Davara

A Tradition

Three and a half centuries of filter coffee.

From a saint's beard to a brass tumbler on a marble counter — the story of how the South of India learned to love coffee, slowly.

Traditional South Indian brass coffee filter
  1. 1670

    Seven smuggled beans

    The Sufi saint Baba Budan returned from Mocha with seven coffee beans hidden in his beard. He planted them on the hills of Chandragiri in Karnataka — the origin of every cup of South Indian coffee that followed.

  2. 1900s

    The brass filter arrives

    Tamil households adopted the two-chamber brass filter — an Indian reinvention of the French drip — letting hot water steep slowly through a dense bed of coffee and chicory.
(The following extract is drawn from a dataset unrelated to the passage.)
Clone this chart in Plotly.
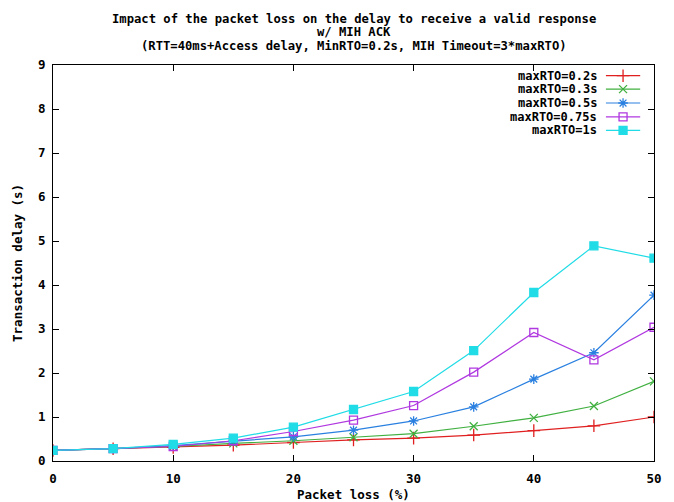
import plotly.graph_objects as go

packet_loss = [0, 5, 10, 15, 20, 25, 30, 35, 40, 45, 50]
series_names = ["maxRTO=0.2s", "maxRTO=0.3s", "maxRTO=0.5s", "maxRTO=0.75s", "maxRTO=1s"]
delay_02 = [0.24, 0.28, 0.31, 0.36, 0.42, 0.48, 0.52, 0.59, 0.69, 0.80, 1.00]
delay_03 = [0.24, 0.28, 0.33, 0.40, 0.46, 0.54, 0.62, 0.79, 0.98, 1.25, 1.81]
delay_05 = [0.24, 0.28, 0.35, 0.45, 0.55, 0.70, 0.91, 1.23, 1.86, 2.46, 3.77]
delay_075 = [0.24, 0.28, 0.33, 0.46, 0.67, 0.93, 1.26, 2.02, 2.92, 2.30, 3.04]
delay_1 = [0.24, 0.28, 0.38, 0.52, 0.77, 1.17, 1.58, 2.51, 3.83, 4.89, 4.61]
y_ticks = [0, 1, 2, 3, 4, 5, 6, 7, 8, 9]
x_ticks = [0, 10, 20, 30, 40, 50]

all_series = [delay_02, delay_03, delay_05, delay_075, delay_1]
colors = ["#e02020", "#40b040", "#2a80e0", "#b038e0", "#20dce6"]
symbols = ["cross-thin", "x-thin", "asterisk", "square-open", "square"]
sizes = [9, 8, 8, 8, 8]

FONT = "DejaVu Sans Mono"
fig = go.Figure()

for name, ys, c, s, sz in zip(series_names, all_series, colors, symbols, sizes):
    fig.add_trace(go.Scatter(
        x=packet_loss, y=ys, mode="lines+markers", name=name,
        line=dict(color=c, width=1.2),
        marker=dict(symbol=s, size=sz, color=c, line=dict(color=c, width=1.3)),
        showlegend=False,
    ))

# gnuplot-style key: right-aligned text, sample line + marker to the right
key_rows = [0.973, 0.939, 0.904, 0.869, 0.835]
for name, c, s, sz, ky in zip(series_names, colors, symbols, sizes, key_rows):
    fig.add_annotation(x=0.908, y=ky, xref="paper", yref="paper", text="<b>" + name + "</b>",
                       showarrow=False, xanchor="right", yanchor="middle",
                       font=dict(family=FONT, size=12, color="black"))
    fig.add_shape(type="line", xref="paper", yref="paper", x0=0.920, x1=0.977, y0=ky, y1=ky,
                  line=dict(color=c, width=1.2))
    fig.add_trace(go.Scatter(x=[0.9485], y=[ky], xaxis="x2", yaxis="y2", mode="markers",
                             marker=dict(symbol=s, size=sz, color=c, line=dict(color=c, width=1.3)),
                             showlegend=False, hoverinfo="skip"))

title_lines = [
    "Impact of the packet loss on the delay to receive a valid response",
    "w/ MIH ACK",
    "(RTT=40ms+Access delay, MinRTO=0.2s, MIH Timeout=3*maxRTO)",
]
for t, ty in zip(title_lines, [1.117, 1.084, 1.049]):
    fig.add_annotation(x=0.5, y=ty, xref="paper", yref="paper", text="<b>" + t + "</b>",
                       showarrow=False, xanchor="center", yanchor="middle",
                       font=dict(family=FONT, size=12.2, color="black"))

fig.add_annotation(x=0.5, y=-0.085, xref="paper", yref="paper", text="<b>Packet loss (%)</b>",
                   showarrow=False, xanchor="center", yanchor="middle",
                   font=dict(family=FONT, size=12.5, color="black"))
fig.add_annotation(x=-0.06, y=0.5, xref="paper", yref="paper", text="<b>Transaction delay (s)</b>",
                   showarrow=False, xanchor="center", yanchor="middle", textangle=-90,
                   font=dict(family=FONT, size=12.5, color="black"))

axis_common = dict(showgrid=False, zeroline=False, showline=True, linecolor="black", linewidth=1,
                   mirror="ticks", ticks="inside", ticklen=6, tickcolor="black", tickwidth=1,
                   tickfont=dict(family=FONT, size=12.5, color="black"))

fig.update_layout(
    width=674, height=502,
    margin=dict(l=53, r=20, t=65, b=41),
    paper_bgcolor="white", plot_bgcolor="white",
    xaxis=dict(range=[0, 50], tickvals=x_ticks, ticktext=["<b>%d</b>" % v for v in x_ticks],
               ticklabelstandoff=6, **axis_common),
    yaxis=dict(range=[0, 9], tickvals=y_ticks, ticktext=["<b>%d</b>" % v for v in y_ticks],
               ticklabelstandoff=4, **axis_common),
    xaxis2=dict(range=[0, 1], overlaying="x", visible=False),
    yaxis2=dict(range=[0, 1], overlaying="y", visible=False),
    showlegend=False,
)

fig.write_html("out.html")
The decoction it produced was thick, dark, and unmistakably ours.

  3. 1947

    Coffee houses of Madras

    Independence-era coffee houses became the salons of South India — places where poets, freedom fighters and clerks shared a tumbler of degree kaapi at the marble-top tables. Davara opened in a Mylapore lane that same year.

  4. Today

    The ritual continues

    We still pour from a height — the long stream cools the kaapi from scalding to drinkable, builds the froth, and lets you smell the chicory before you sip. Nothing about it has been hurried.